In view of the evidence presented, the hearing officer erred in determining that the findings of Dr. M’s amended certification of the claimant IR are entitled to presumptive weight. We reverse the hearing officer’s determination that the claimant’s IR is 17% because very clearly Dr. M considered, and included in his evaluation, the claimant’s post-MMI surgery. We remand for the claimant to be evaluated and rated by the designated doctor for an IR of the compensable injury based on the claimant’s condition as of the MMI date of February 1, 2002.

We have reviewed the complained-of disability determination.

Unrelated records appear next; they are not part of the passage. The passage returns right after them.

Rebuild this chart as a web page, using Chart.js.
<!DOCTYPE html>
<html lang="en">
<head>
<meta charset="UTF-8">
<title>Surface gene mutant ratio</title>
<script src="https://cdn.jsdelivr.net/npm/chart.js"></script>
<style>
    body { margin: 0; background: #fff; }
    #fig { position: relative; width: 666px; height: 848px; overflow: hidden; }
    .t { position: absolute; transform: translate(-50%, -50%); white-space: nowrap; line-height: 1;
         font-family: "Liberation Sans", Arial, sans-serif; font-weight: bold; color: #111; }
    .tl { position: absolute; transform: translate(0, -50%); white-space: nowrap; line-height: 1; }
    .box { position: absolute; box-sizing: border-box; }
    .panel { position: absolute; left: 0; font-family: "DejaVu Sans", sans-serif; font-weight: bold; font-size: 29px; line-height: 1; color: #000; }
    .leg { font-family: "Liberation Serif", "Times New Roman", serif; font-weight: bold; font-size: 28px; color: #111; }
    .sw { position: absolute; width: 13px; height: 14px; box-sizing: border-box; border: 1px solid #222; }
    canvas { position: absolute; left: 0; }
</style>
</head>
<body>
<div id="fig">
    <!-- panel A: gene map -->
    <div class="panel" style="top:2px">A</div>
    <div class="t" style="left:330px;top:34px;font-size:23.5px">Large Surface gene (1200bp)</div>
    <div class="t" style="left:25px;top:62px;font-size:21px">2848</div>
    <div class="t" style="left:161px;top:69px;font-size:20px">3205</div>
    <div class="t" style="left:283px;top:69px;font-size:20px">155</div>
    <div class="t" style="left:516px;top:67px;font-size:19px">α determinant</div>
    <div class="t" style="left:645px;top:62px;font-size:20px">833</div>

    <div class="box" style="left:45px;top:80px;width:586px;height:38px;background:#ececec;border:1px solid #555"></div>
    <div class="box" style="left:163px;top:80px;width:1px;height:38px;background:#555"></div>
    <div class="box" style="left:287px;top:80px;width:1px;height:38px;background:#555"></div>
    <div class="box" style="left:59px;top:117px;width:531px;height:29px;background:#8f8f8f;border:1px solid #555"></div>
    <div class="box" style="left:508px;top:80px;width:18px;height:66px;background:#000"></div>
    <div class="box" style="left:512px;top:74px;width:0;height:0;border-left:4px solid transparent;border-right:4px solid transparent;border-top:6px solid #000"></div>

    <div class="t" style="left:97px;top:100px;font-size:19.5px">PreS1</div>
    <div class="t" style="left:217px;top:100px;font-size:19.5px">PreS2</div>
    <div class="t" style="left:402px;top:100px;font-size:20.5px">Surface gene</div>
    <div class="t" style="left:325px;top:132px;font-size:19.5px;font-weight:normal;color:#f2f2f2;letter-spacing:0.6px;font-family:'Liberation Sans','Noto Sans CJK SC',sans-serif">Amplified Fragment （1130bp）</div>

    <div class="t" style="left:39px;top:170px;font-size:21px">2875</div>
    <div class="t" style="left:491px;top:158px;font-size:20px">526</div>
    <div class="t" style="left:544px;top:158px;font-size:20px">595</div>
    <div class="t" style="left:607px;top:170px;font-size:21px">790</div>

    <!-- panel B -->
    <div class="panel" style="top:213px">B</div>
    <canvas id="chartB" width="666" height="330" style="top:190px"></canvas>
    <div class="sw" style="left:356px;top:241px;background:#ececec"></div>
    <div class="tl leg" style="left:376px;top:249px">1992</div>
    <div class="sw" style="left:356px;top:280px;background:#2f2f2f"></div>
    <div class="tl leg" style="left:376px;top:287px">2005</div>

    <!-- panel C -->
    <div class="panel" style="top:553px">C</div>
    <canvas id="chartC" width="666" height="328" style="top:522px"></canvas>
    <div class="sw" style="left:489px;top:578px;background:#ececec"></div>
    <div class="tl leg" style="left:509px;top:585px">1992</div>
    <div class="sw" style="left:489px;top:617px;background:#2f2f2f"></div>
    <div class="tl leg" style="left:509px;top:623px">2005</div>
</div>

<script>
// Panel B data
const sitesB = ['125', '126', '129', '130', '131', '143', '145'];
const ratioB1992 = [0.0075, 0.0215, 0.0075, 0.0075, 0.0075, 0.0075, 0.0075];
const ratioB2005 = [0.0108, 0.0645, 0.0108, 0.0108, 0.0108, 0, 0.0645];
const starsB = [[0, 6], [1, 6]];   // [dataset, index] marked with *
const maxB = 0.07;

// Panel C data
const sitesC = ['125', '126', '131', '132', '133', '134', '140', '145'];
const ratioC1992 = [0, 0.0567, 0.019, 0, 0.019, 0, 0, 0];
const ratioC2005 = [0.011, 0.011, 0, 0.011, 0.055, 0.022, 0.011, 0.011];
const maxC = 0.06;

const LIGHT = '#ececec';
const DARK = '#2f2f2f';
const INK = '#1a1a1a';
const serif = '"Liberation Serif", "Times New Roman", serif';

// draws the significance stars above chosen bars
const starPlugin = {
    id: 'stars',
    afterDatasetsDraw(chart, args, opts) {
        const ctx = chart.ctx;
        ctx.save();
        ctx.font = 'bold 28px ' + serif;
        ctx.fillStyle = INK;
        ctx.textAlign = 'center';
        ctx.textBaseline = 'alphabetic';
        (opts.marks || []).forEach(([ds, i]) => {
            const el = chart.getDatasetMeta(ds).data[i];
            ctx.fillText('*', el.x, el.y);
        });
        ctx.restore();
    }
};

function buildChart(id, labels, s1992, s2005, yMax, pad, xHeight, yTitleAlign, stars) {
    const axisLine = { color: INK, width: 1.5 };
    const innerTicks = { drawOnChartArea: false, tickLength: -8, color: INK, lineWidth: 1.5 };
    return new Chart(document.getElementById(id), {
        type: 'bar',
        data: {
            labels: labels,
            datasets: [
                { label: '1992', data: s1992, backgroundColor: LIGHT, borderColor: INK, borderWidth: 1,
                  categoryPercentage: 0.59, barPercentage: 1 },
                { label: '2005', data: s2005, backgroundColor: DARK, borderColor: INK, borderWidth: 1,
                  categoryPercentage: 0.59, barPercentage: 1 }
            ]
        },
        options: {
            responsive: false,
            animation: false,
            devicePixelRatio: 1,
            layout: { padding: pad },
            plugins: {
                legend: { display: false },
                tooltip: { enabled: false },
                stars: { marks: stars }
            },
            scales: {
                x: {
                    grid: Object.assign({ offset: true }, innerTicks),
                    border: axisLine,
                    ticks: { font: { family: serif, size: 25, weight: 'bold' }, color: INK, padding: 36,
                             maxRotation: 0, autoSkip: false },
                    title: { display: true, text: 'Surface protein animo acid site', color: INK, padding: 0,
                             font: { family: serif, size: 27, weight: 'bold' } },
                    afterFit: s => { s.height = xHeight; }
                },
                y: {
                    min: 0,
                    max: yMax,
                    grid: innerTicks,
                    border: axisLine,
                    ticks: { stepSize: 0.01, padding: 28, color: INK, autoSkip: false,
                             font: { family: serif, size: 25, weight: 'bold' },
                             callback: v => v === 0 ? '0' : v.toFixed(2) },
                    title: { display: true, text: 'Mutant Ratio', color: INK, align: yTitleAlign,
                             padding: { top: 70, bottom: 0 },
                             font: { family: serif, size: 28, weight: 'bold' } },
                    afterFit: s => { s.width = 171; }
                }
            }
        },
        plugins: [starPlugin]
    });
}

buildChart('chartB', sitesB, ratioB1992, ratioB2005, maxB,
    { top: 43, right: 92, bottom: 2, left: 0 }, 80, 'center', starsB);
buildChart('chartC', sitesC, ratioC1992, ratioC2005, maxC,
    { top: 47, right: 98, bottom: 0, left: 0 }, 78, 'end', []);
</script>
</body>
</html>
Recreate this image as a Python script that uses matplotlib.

Whether the claimant had disability presented a question of fact for the hearing officer to resolve. The hearing officer is the sole judge of the relevance, materiality, weight, and credibility of the evidence presented at the hearing. Section 410.165(a). The hearing officer could believe all, part, or none of the testimony of any witness. Aetna Insurance Company v. English, 204 S.W.2d 850 (Tex. Civ. App.-Fort Worth 1947, no writ). Nothing in our review of the record reveals that the challenged determinations are so against the great weight of the evidence as to be clearly wrong or manifestly unjust.

Accordingly, no sound basis exists for us to disturb those determinations on appeal. Although another fact finder may have drawn different inferences from the evidence, which would have supported a different result, that fact does not provide a basis for us to reverse the hearing officer’s decision on appeal. Salazar v. Hill, 551 S.W.2d 518 (Tex. Civ. App.-Corpus Christi 1977, writ ref'd n.r.e.).

We affirm the hearing officer’s disability determination. We reverse the hearing officer’s determination that the claimant’s IR is 17% and we remand for the claimant to be evaluated and rated by the designated doctor for an IR of the compensable injury based on the claimant’s condition as of the MMI date of February 1, 2002.

Pending resolution of the remand, a final decision has not been made in this case. However, since reversal and remand necessitate the issuance of a new decision and order by the hearing officer, a party who wishes to appeal from such new decision must file a request for review not later than 15 days after the date on which such new decision is received from the Commission's Division of Hearings, pursuant to Section 410.202, which was amended June 17, 2001, to exclude Saturdays and Sundays and holidays listed in Section 662.003 of the Texas Government Code in the computation of the 15-day appeal and response periods.

The true corporate name of the insurance carrier is TEXAS HOSPITAL INSURANCE EXCHANGE and the name and address of its registered agent for service of process is

6300 LA CALMA, SUITE 550

Veronica L. Ruberto
Appeals Judge


Judy L. S. Barnes
Appeals Judge

Gary L. Kilgore
Appeals Judge

1 We note that the Combined Values Chart, page 247, AMA Guides, reflects that a 13% impairment and a 4% impairment, combine to a whole person value of 16%, rather than 17%.